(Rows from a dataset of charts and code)
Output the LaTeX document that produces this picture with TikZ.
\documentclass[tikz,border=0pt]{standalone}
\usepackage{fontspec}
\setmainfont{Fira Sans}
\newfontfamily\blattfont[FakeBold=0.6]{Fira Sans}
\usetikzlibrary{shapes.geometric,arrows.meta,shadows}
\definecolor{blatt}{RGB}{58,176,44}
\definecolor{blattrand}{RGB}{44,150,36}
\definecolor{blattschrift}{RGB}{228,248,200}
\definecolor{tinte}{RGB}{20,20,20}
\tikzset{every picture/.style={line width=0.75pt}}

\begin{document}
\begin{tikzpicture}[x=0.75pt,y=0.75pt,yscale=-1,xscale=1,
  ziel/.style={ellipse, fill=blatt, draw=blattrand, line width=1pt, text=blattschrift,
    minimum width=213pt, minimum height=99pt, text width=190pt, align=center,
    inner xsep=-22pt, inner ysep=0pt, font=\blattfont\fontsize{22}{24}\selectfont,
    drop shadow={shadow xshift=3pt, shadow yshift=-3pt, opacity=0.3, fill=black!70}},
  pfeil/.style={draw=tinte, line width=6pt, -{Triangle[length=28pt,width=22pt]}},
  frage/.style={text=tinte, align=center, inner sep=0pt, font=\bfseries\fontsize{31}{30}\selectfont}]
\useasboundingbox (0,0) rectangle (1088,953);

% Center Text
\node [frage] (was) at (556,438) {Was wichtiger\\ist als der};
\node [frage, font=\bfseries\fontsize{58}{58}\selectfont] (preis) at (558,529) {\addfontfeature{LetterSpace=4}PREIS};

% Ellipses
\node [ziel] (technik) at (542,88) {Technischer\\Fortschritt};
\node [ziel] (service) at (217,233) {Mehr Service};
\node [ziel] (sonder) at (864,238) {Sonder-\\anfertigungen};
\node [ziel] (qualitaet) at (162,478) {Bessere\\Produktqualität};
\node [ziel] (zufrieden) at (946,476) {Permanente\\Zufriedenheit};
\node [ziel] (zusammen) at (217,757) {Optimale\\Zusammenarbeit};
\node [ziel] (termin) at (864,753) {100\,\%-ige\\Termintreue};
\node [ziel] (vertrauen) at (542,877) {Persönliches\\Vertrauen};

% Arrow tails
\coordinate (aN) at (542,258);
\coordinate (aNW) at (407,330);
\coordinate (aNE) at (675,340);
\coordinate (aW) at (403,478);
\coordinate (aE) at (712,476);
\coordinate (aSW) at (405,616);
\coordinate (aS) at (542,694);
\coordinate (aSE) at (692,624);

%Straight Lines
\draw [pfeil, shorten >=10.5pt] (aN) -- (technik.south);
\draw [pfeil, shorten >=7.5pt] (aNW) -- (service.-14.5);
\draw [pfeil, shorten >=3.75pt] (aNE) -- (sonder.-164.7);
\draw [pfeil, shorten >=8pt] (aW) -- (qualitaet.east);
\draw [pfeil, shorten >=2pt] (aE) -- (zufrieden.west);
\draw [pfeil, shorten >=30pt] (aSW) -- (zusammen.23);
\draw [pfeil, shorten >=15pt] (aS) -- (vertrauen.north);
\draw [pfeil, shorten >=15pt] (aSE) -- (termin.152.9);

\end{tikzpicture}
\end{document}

==

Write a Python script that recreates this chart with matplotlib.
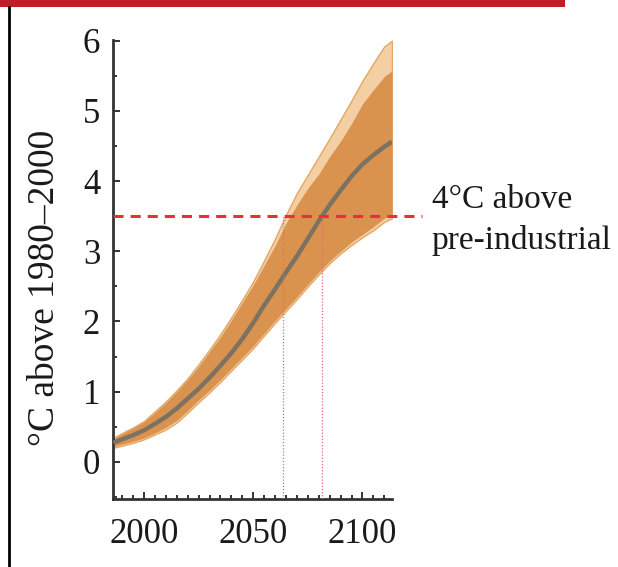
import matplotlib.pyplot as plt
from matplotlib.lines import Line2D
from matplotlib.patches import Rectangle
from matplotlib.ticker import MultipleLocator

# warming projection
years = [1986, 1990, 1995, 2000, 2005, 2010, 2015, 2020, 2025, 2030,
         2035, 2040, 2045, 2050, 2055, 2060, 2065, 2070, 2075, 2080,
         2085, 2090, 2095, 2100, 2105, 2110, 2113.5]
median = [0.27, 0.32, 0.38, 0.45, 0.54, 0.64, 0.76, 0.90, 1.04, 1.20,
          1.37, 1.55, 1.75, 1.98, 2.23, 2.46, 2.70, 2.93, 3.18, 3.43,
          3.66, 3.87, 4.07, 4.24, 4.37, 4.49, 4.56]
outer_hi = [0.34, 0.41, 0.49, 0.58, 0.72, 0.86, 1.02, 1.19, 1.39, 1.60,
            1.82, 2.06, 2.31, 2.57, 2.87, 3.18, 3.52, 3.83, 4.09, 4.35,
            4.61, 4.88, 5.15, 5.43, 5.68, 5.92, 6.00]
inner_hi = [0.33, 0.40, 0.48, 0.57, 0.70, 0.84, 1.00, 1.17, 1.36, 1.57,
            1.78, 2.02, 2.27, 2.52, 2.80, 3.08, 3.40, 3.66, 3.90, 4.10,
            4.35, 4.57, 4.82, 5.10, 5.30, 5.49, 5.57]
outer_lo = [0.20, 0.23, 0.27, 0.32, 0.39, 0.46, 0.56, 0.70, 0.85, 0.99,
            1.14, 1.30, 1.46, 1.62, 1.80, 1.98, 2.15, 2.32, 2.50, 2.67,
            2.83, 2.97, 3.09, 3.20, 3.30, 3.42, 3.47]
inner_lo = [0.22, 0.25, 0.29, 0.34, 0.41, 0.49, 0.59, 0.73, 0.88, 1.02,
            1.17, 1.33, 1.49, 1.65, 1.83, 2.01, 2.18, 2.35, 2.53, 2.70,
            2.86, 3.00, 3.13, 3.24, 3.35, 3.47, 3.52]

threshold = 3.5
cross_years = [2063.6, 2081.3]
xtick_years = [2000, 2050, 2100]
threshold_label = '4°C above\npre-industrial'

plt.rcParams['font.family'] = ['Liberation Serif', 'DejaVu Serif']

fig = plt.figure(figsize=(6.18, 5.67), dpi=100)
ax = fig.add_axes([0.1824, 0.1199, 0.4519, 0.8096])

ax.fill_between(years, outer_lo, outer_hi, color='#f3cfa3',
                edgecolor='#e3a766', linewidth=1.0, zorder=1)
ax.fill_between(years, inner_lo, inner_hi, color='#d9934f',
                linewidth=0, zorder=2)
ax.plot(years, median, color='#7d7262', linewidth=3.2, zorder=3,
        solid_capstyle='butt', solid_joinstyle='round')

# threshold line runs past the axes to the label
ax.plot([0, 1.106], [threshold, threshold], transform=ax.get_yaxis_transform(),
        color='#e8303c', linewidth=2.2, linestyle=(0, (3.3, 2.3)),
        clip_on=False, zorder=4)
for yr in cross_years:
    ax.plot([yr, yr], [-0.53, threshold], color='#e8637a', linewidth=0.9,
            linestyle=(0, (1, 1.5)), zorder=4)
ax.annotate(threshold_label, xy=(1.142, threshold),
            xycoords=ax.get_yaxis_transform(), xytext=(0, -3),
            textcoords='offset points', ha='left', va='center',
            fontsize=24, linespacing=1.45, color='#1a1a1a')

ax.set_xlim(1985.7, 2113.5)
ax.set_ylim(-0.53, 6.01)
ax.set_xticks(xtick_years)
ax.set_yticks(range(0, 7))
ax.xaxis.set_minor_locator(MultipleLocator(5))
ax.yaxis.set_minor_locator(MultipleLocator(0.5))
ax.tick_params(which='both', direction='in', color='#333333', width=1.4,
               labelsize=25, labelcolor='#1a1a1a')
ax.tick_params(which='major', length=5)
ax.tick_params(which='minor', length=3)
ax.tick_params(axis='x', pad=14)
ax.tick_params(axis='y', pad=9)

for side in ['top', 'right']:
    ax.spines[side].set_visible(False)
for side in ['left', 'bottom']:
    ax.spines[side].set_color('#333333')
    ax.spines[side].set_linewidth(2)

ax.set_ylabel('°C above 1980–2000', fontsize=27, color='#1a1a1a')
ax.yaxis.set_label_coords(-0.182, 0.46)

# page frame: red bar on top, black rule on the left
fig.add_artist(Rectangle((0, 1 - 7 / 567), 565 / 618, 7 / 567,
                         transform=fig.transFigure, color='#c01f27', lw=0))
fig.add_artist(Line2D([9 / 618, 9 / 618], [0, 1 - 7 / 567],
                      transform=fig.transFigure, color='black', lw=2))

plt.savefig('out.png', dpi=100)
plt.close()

» Required task:
Nothing but the lines from the one with "Write a Python" through the one with "from matplotlib.ticker import MultipleLocator" should be copied, word for word. Pictures are left out.

» Complete answer:
Write a Python script that recreates this chart with matplotlib.
import matplotlib.pyplot as plt
from matplotlib.lines import Line2D
from matplotlib.patches import Rectangle
from matplotlib.ticker import MultipleLocator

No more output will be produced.